When the believers stop believing: Chesapeake dumps shale gas assets

"Fast forward to today. So poor is the natural gas business now that McClendon has decided to sell off a good portion of Chesapeake's shale gas assets in order to concentrate on oil trapped in shale. Why? Because the price of oil is so much higher relative to natural gas, proving that price is the key driver in exploiting hard-to-get hydrocarbon resources."

Yeah, yeah, yeah. Back in the '90's when oil was trading at $8 a barrel and hundreds of drilling firms were going out of business we heard the same thing.

Lower pricing will spur greater usage and demand. Many countries are in the process of building the infrastructure to handle LNG. When the economy recovers and that infrastructure is in place prices will stabilize and then rise. It's important not to confuse short term price volatility with long term viability.

It's easy to see where the author of this article is coming from when he writes: "What America and the world needs now are new steady, dependable and climate-friendly sources of energy, sources as steady as the rays of the sun and as clean as the wind on plains."

Talk about "believers".

At 3/03/2011 1:04 PM, Blogger NormanB said...
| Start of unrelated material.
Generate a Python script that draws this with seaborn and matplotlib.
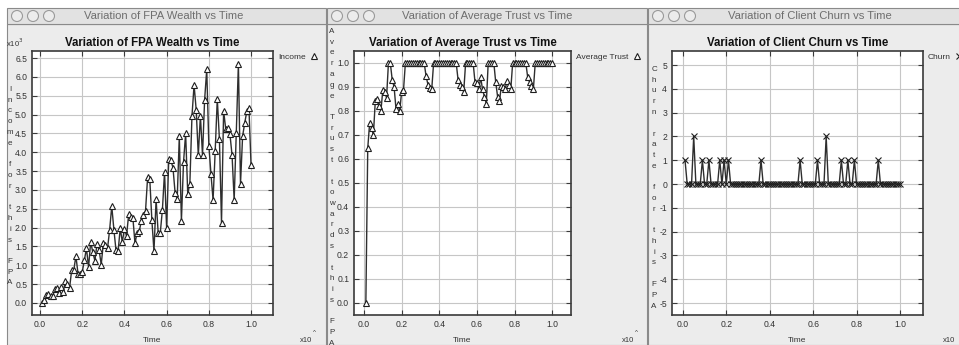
import matplotlib
matplotlib.use("Agg")
import matplotlib.pyplot as plt
import seaborn as sns
from matplotlib.patches import Rectangle, Ellipse
from matplotlib.lines import Line2D

W, H = 959, 345

# sample times (x10^?), one step per tick of the simulation
time = [i / 100 for i in range(1, 101)]

# FPA wealth, in thousands
wealth = [
    0.0, 0.07, 0.2, 0.25, 0.18, 0.18, 0.38, 0.4, 0.27, 0.43,
    0.3, 0.58, 0.5, 0.4, 0.87, 0.87, 1.25, 0.78, 0.78, 0.82,
    1.13, 1.45, 0.95, 1.62, 1.35, 1.12, 1.57, 1.4, 1.02, 1.58,
    1.55, 1.45, 1.95, 2.57, 1.95, 1.4, 1.37, 1.98, 1.62, 1.97,
    1.78, 2.35, 2.28, 2.26, 1.58, 1.87, 1.9, 2.17, 2.33, 2.45,
    3.35, 3.3, 2.2, 1.37, 2.75, 1.85, 1.87, 2.48, 3.48, 1.98,
    3.83, 3.79, 3.59, 2.93, 2.76, 4.42, 2.18, 3.74, 4.5, 2.9,
    3.16, 4.96, 5.79, 5.13, 3.92, 4.97, 3.92, 5.4, 6.2, 4.18,
    3.43, 2.73, 4.03, 5.42, 4.36, 2.13, 5.1, 4.62, 4.65, 4.48,
    3.92, 2.73, 4.52, 6.35, 3.16, 4.43, 4.78, 5.09, 5.18, 3.65,
]

trust = [
    0.0, 0.644, 0.75, 0.73, 0.70, 0.84, 0.85, 0.82, 0.80, 0.887,
    0.88, 0.855, 1.0, 1.0, 0.93, 0.90, 0.81, 0.83, 0.80, 0.88,
    0.887, 1.0, 1.0, 1.0, 1.0, 1.0, 1.0, 1.0, 1.0, 1.0,
    1.0, 1.0, 0.945, 0.91, 0.897, 0.89, 1.0, 1.0, 1.0, 1.0,
    1.0, 1.0, 1.0, 1.0, 1.0, 1.0, 1.0, 1.0, 1.0, 0.93,
    0.91, 0.90, 0.88, 1.0, 1.0, 1.0, 1.0, 1.0, 0.92, 0.915,
    0.89, 0.94, 0.89, 0.86, 0.83, 1.0, 1.0, 1.0, 1.0, 0.92,
    0.86, 0.84, 0.906, 0.898, 0.89, 0.925, 0.91, 0.89, 1.0, 1.0,
    1.0, 1.0, 1.0, 1.0, 1.0, 1.0, 0.94, 0.92, 0.905, 0.89,
    1.0, 1.0, 1.0, 1.0, 1.0, 1.0, 1.0, 1.0, 1.0, 1.0,
]

churn = [
    1, 0, 0, 0, 2, 0, 0, 0, 1, 0,
    0, 1, 0, 0, 0, 0, 1, 0, 1, 0,
    1, 0, 0, 0, 0, 0, 0, 0, 0, 0,
    0, 0, 0, 0, 0, 1, 0, 0, 0, 0,
    0, 0, 0, 0, 0, 0, 0, 0, 0, 0,
    0, 0, 0, 1, 0, 0, 0, 0, 0, 0,
    0, 1, 0, 0, 0, 2, 0, 0, 0, 0,
    0, 0, 1, 0, 0, 1, 0, 0, 1, 0,
    0, 0, 0, 0, 0, 0, 0, 0, 0, 1,
    0, 0, 0, 0, 0, 0, 0, 0, 0, 0,
]

x_ticks = [0.0, 0.2, 0.4, 0.6, 0.8, 1.0]

sns.set_theme(style="whitegrid")
plt.rcParams["font.family"] = ["Liberation Sans", "DejaVu Sans"]

fig = plt.figure(figsize=(W / 100, H / 100), dpi=100, facecolor="white")


def fx(px):
    return px / W


def fy(py):
    return 1 - py / H


# window frames (title bar + grey content area), kept behind the axes
windows = [(7, 326), (327, 647), (648, 962)]
for x0, x1 in windows:
    fig.add_artist(Rectangle((fx(x0), 0), fx(x1 - x0), fy(24), transform=fig.transFigure,
                             facecolor="#ececec", edgecolor="#8a8a8a", lw=0.8, zorder=-5))
    fig.add_artist(Rectangle((fx(x0), fy(24)), fx(x1 - x0), 16 / H, transform=fig.transFigure,
                             facecolor="#e2e2e2", edgecolor="#8a8a8a", lw=0.8, zorder=-5))
    for k in range(3):
        fig.add_artist(Ellipse((fx(x0 + 10 + 16 * k), fy(16)), 11 / W, 11 / H,
                               transform=fig.transFigure, facecolor="#ececec",
                               edgecolor="#9a9a9a", lw=0.8, zorder=-4))

panels = [
    dict(rect=(32, 51, 273, 315), y=wealth, marker="^", xlim=(-0.038, 1.104), ylim=(-0.32, 6.69),
         yticks=[0.0, 0.5, 1.0, 1.5, 2.0, 2.5, 3.0, 3.5, 4.0, 4.5, 5.0, 5.5, 6.0, 6.5], yfmt="{:.1f}",
         title="Variation of FPA Wealth vs Time", win_title="Variation of FPA Wealth vs Time", win_cx=164,
         ylabel="Income for this FPA", ylab_x=10, ylab_top=90, legend="Income", leg_x=278,
         x10_x=306, caret=True, top_note="x10$^{3}$"),
    dict(rect=(354, 51, 571, 315), y=trust, marker="^", xlim=(-0.053, 1.10), ylim=(-0.05, 1.05),
         yticks=[0.0, 0.1, 0.2, 0.3, 0.4, 0.5, 0.6, 0.7, 0.8, 0.9, 1.0], yfmt="{:.1f}",
         title="Variation of Average Trust vs Time", win_title="Variation of Average Trust vs Time", win_cx=487,
         ylabel="Average Trust towards this FPA", ylab_x=332, ylab_top=32, legend="Average Trust", leg_x=576,
         x10_x=628, caret=True, top_note=None),
    dict(rect=(672, 51, 923, 315), y=churn, marker="x", xlim=(-0.05, 1.106), ylim=(-5.5, 5.59),
         yticks=[-5, -4, -3, -2, -1, 0, 1, 2, 3, 4, 5], yfmt="{:d}",
         title="Variation of Client Churn vs Time", win_title="Variation of Client Churn vs Time", win_cx=810,
         ylabel="Churn rate for this FPA", ylab_x=654, ylab_top=70, legend="Churn", leg_x=928,
         x10_x=949, caret=False, top_note=None),
]

for p in panels:
    l, t, r, b = p["rect"]
    ax = fig.add_axes([fx(l), fy(b), (r - l) / W, (b - t) / H])
    ax.set_facecolor("white")

    mk = dict(marker=p["marker"], markersize=5, markeredgecolor="#1e1e1e", markeredgewidth=0.8)
    if p["marker"] == "^":
        mk["markerfacecolor"] = "white"
    else:
        mk["markersize"] = 4.5
    sns.lineplot(x=time, y=p["y"], ax=ax, color="#2e2e2e", lw=1.0, legend=False, **mk)

    ax.set_xlim(*p["xlim"])
    ax.set_ylim(*p["ylim"])
    ax.set_xticks(x_ticks)
    ax.set_xticklabels([f"{v:.1f}" for v in x_ticks])
    ax.set_yticks(p["yticks"])
    ax.set_yticklabels([p["yfmt"].format(v) for v in p["yticks"]])
    ax.grid(True, color="#c6c6c6", lw=0.8)
    for s in ax.spines.values():
        s.set_color("#3a3a3a")
        s.set_linewidth(1.2)
    ax.tick_params(direction="in", length=3.5, width=0.8, color="#3a3a3a", labelsize=6.2,
                   labelcolor="#333333", top=True, right=True, bottom=True, left=True, pad=3.5)

    ax.set_title(p["title"], fontsize=8.3, fontweight="bold", pad=3.5, color="#111111")
    ax.set_xlabel("Time", fontsize=6, labelpad=6, color="#333333")
    ax.set_ylabel("")

    handle = Line2D([], [], ls="none", color="#1e1e1e", **mk)
    ax.legend(handles=[handle], labels=[p["legend"]], loc="upper left",
              bbox_to_anchor=((p["leg_x"] - l) / (r - l), (b - 53) / (b - t)),
              frameon=False, markerfirst=False, fontsize=6, handlelength=0.8,
              handletextpad=0.6, borderaxespad=0, borderpad=0, labelcolor="#333333")

    # vertical letter-stacked y label
    fig.text(fx(p["ylab_x"]), fy(p["ylab_top"] - 4), "\n".join(p["ylabel"]), fontsize=5.8,
             color="#333333", ha="center", va="top", linespacing=1.75)

    fig.text(fx(p["win_cx"]), fy(16), p["win_title"], fontsize=8.1, color="#6e6e6e",
             ha="center", va="center")
    fig.text(fx(p["x10_x"]), fy(340), "x10", fontsize=5.5, color="#333333", ha="center", va="center")
    if p["caret"]:
        fig.text(fx(p["x10_x"] + 8), fy(333), "^", fontsize=4.5, color="#333333", ha="center", va="center")
    if p["top_note"]:
        fig.text(fx(15), fy(43), p["top_note"], fontsize=5.5, color="#333333", ha="center", va="center")

fig.savefig("out.png", dpi=100, facecolor=fig.get_facecolor())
Someone please explain why Obama did not mention the explosion in energy reserves found IN THE USA in his State of the Union speech. Instead he wants to waste money on Green (inefficient) energy.

Honda has a natural gas powered car so we know how to do that. Surely, its easier to build NG cars and service stations which is only an easily accomplished engineering and construction problem vs te very diffcult physics problem of getting energy stored in a battery vs the weight of that battery enough to make battery powered cars feasable.

I feel like we are in a Twilight Zone.